WHAT IS BEING ASKED: From the data that follows, print exactly the lines starting at the one containing "Give me the" and ending at the one containing "73, 77, 81];"; include both of them and nothing more.

PROVIDED DATA:

<<<<

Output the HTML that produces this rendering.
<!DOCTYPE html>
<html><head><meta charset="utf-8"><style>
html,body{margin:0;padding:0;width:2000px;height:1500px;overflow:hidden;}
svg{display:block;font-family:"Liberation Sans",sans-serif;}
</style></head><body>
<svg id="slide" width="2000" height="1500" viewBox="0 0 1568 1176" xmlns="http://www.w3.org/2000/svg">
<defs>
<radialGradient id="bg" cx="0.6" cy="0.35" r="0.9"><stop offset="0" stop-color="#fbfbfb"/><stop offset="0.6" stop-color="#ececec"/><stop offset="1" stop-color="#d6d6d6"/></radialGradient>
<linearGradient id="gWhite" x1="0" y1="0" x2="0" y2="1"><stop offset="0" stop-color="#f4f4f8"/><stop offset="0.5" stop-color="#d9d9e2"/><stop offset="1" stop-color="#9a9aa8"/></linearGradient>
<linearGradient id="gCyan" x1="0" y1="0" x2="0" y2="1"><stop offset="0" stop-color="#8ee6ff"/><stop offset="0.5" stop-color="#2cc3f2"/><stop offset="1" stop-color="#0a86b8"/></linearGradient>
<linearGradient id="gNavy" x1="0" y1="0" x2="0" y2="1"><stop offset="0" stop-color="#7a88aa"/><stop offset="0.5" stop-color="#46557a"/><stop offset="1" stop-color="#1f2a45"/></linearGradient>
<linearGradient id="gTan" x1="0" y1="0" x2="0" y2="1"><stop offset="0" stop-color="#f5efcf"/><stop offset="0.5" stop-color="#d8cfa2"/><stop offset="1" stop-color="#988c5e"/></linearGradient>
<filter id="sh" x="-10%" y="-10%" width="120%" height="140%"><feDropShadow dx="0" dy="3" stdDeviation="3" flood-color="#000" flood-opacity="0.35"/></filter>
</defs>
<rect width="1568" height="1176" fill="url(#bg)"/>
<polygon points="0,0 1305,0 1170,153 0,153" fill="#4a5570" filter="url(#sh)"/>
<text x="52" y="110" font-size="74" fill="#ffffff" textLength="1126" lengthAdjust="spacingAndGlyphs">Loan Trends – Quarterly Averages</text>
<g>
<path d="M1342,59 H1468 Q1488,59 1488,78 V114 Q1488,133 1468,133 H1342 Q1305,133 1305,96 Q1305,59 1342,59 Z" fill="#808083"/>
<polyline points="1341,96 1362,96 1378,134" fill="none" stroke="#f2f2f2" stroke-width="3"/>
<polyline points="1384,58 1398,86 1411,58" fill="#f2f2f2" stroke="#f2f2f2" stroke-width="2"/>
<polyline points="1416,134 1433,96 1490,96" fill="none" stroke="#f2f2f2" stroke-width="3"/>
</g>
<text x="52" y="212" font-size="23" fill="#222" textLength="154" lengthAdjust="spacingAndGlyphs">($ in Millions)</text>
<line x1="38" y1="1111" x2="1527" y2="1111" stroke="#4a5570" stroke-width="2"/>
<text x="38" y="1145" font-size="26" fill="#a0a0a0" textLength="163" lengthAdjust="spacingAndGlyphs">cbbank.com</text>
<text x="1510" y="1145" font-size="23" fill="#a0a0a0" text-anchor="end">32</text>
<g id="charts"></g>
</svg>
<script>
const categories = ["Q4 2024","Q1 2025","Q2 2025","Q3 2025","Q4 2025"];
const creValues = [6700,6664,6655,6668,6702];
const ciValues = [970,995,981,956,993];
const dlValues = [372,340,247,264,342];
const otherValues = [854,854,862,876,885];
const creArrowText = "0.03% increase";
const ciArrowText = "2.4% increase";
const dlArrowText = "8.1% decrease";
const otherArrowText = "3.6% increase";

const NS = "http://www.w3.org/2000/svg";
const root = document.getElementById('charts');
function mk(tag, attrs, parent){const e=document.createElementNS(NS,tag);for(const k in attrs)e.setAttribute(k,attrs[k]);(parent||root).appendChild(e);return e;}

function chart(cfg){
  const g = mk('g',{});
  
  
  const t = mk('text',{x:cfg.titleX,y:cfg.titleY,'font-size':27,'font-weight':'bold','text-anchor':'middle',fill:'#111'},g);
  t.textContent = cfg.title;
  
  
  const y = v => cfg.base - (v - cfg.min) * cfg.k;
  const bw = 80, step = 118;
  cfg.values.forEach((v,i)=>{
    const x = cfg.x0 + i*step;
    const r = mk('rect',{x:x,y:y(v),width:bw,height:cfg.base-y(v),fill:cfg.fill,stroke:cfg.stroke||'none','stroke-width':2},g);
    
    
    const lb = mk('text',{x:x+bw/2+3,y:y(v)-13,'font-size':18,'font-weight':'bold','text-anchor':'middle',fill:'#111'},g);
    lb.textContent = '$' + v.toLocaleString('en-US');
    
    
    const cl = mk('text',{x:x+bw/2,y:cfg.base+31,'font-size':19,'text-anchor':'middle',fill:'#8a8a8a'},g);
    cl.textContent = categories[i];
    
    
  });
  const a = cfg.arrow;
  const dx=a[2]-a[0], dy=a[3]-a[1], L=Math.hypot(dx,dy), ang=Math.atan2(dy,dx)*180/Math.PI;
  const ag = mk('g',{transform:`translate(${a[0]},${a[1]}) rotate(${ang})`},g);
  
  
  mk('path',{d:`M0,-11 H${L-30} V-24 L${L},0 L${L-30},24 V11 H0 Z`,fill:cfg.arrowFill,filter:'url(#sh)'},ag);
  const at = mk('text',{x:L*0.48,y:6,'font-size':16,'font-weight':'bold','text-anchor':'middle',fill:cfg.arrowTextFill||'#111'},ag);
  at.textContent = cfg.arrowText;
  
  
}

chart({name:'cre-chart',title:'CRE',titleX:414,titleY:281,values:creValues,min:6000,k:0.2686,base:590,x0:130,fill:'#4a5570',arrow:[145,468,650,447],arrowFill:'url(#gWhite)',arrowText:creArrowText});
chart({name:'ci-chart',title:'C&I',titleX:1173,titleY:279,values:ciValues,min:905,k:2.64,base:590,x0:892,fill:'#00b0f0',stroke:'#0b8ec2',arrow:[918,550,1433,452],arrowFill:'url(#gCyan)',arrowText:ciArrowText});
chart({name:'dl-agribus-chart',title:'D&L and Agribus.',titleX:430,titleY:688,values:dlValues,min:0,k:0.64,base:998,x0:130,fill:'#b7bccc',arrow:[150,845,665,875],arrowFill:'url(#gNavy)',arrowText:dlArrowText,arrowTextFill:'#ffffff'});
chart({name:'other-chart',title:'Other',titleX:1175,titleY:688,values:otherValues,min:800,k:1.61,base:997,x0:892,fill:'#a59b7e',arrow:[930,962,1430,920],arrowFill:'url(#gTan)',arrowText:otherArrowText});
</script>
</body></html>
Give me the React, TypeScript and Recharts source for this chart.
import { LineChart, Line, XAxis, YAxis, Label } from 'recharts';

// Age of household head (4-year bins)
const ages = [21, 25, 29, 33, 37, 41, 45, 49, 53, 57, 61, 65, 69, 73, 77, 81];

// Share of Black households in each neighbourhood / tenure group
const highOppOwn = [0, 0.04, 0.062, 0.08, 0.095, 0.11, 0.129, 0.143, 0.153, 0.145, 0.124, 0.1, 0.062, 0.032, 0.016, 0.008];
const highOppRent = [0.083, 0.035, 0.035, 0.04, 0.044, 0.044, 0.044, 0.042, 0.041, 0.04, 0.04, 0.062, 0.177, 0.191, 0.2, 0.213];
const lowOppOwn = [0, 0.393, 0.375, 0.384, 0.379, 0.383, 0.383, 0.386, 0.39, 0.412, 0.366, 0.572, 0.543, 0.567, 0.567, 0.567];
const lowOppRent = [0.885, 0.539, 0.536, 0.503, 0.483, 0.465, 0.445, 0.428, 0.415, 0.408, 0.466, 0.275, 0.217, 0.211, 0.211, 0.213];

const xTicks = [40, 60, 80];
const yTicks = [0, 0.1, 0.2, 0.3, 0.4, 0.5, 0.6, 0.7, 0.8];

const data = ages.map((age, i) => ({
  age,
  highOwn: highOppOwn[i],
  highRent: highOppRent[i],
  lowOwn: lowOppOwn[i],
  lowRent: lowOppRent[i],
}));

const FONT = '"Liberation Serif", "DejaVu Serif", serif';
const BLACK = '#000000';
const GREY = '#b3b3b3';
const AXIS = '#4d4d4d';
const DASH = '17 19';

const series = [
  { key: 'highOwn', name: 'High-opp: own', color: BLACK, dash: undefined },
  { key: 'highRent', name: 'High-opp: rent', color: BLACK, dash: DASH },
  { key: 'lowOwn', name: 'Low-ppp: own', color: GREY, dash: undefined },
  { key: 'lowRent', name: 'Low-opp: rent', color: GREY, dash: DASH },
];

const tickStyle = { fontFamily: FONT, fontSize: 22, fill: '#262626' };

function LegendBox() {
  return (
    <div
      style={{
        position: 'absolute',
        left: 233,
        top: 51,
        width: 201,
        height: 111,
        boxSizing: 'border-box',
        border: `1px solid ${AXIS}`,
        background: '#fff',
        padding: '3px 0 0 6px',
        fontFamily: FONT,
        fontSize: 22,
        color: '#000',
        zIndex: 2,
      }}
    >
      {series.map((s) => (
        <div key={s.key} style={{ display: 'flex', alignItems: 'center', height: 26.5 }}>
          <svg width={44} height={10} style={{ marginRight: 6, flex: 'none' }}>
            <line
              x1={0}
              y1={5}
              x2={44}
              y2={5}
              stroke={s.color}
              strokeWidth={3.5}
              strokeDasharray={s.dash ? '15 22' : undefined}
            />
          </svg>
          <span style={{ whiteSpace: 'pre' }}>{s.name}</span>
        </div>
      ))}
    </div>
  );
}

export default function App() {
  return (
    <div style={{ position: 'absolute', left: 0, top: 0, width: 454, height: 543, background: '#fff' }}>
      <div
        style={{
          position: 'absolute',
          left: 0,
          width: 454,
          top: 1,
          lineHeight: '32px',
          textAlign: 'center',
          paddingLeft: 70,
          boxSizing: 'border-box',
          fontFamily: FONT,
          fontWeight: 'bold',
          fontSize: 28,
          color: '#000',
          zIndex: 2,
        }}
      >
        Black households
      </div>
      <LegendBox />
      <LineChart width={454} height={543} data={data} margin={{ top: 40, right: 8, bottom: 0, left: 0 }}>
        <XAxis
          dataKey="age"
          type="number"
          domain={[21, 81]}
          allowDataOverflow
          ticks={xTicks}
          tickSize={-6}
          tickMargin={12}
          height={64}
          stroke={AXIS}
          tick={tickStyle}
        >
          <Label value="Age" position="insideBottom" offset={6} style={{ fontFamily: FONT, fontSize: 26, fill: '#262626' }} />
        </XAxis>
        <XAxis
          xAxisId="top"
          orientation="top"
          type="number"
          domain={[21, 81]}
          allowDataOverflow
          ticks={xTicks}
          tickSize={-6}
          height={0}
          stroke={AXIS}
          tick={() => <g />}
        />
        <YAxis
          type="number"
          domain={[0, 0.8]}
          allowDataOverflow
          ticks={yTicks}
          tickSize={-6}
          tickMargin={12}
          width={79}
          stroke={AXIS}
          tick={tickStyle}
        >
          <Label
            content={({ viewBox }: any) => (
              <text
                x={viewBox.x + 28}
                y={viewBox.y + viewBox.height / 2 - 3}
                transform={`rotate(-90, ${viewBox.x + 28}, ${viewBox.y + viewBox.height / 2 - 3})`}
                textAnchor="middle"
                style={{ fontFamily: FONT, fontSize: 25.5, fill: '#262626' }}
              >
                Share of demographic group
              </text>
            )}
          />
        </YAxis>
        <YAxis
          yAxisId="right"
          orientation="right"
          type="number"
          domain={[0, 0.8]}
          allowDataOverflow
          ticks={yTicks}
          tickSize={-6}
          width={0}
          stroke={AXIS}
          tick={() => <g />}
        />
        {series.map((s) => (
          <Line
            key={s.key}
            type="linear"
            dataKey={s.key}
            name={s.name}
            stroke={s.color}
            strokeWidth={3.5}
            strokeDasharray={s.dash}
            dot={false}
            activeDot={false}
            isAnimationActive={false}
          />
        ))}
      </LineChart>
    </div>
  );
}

>>>>

COMPLETE ANSWER:
Give me the React, TypeScript and Recharts source for this chart.
import { LineChart, Line, XAxis, YAxis, Label } from 'recharts';

// Age of household head (4-year bins)
const ages = [21, 25, 29, 33, 37, 41, 45, 49, 53, 57, 61, 65, 69, 73, 77, 81];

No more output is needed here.